Beware metric auto-reduce with PyTorch Lightning + TorchMetrics

1 minute read

Published:

PyTorch Lightning + TorchMetrics can log metrics per step and per epoch. It also has MetricCollection, which can be used to compute several metrics at once, getting rid of redundant code. Here is how I have it set up:

class BaseModule(pl.LightningModule):
    def __init__(self):
        self.train_metrics = torchmetrics.MetricCollection(
            [
                torchmetrics.Accuracy(),
                torchmetrics.Precision(),
                torchmetrics.Recall(),
                torchmetrics.F1Score(),
            ]
        )

    def training_step(self, batch, batch_idx):
        label = self.get_label(batch)
        out = self.forward(batch)
        loss = self.loss_fn(out, label)
        
        output = self.train_metrics(out, label.int())
        self.log_dict(output, on_step=False, on_epoch=True)
        return loss

This code works for Accuracy, but it computes the wrong value for for Precision, Recall, and F1Score. To calculate each metric’s value on_epoch, PyTorch Lightning averages1 the values logged for each batch, weighted by the batch size. This gives the incorrect value for e.g. F1Score.
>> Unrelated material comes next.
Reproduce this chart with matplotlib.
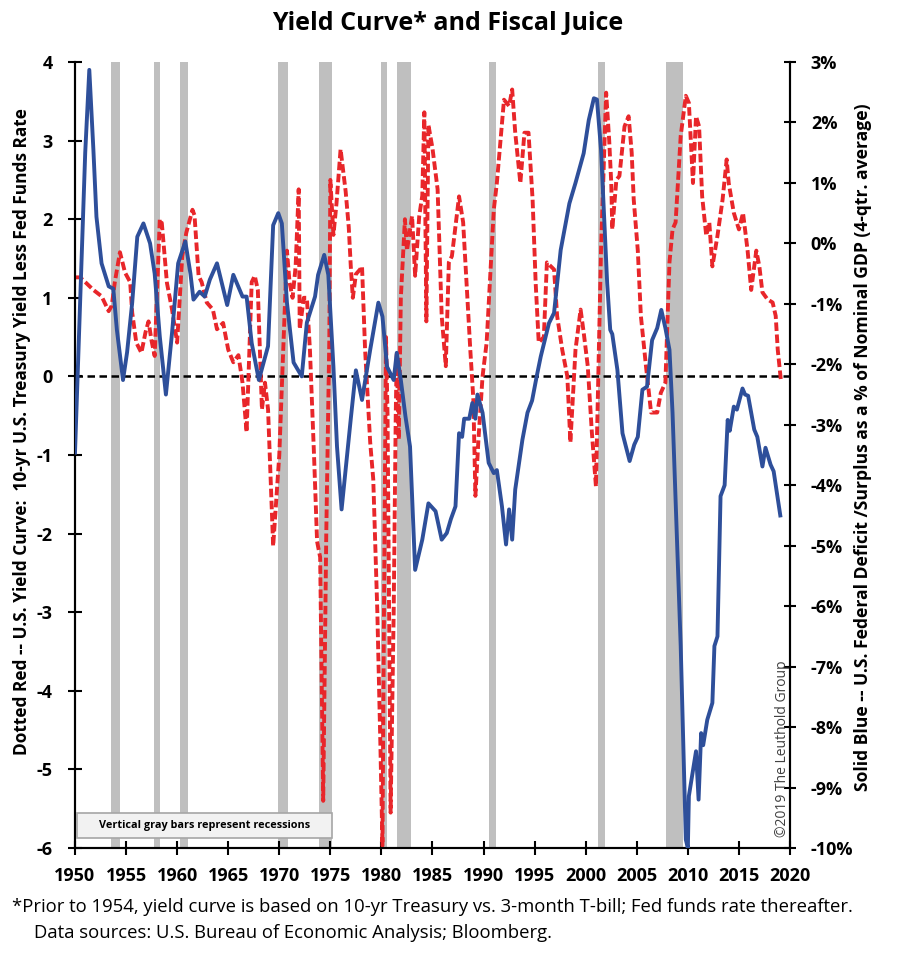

The docs state that “If on_epoch is True, the logger automatically logs the end of epoch metric value by calling .compute().” 2 Maybe because I was using self.log_dict instead of self.log, this does not have the same effect.

To fix it, I changed my code in this way:

 class BaseModule(pl.LightningModule):
     def __init__(self):
         self.train_metrics = torchmetrics.MetricCollection(
             [
                 torchmetrics.Accuracy(),
                 torchmetrics.Precision(),
                 torchmetrics.Recall(),
                 torchmetrics.F1Score(),
             ]
         )
 
     def training_step(self, batch, batch_idx):
         label = self.get_label(batch)
         out = self.forward(batch)
         loss = self.loss_fn(out, label)
         
-        output = self.train_metrics(out, label.int())
-        self.log_dict(output, on_step=False, on_epoch=True)
+        self.train_metrics.update(out, label.int())
         return loss
+    
+    def training_epoch_end(self, outputs):
+        self.log_dict(self.train_metrics.compute(), on_step=False, on_epoch=True)
+        self.train_metrics.reset()

This code explicitly calls Metric.update() and Metric.compute() to compute the metric how God intended it. Yeehaw.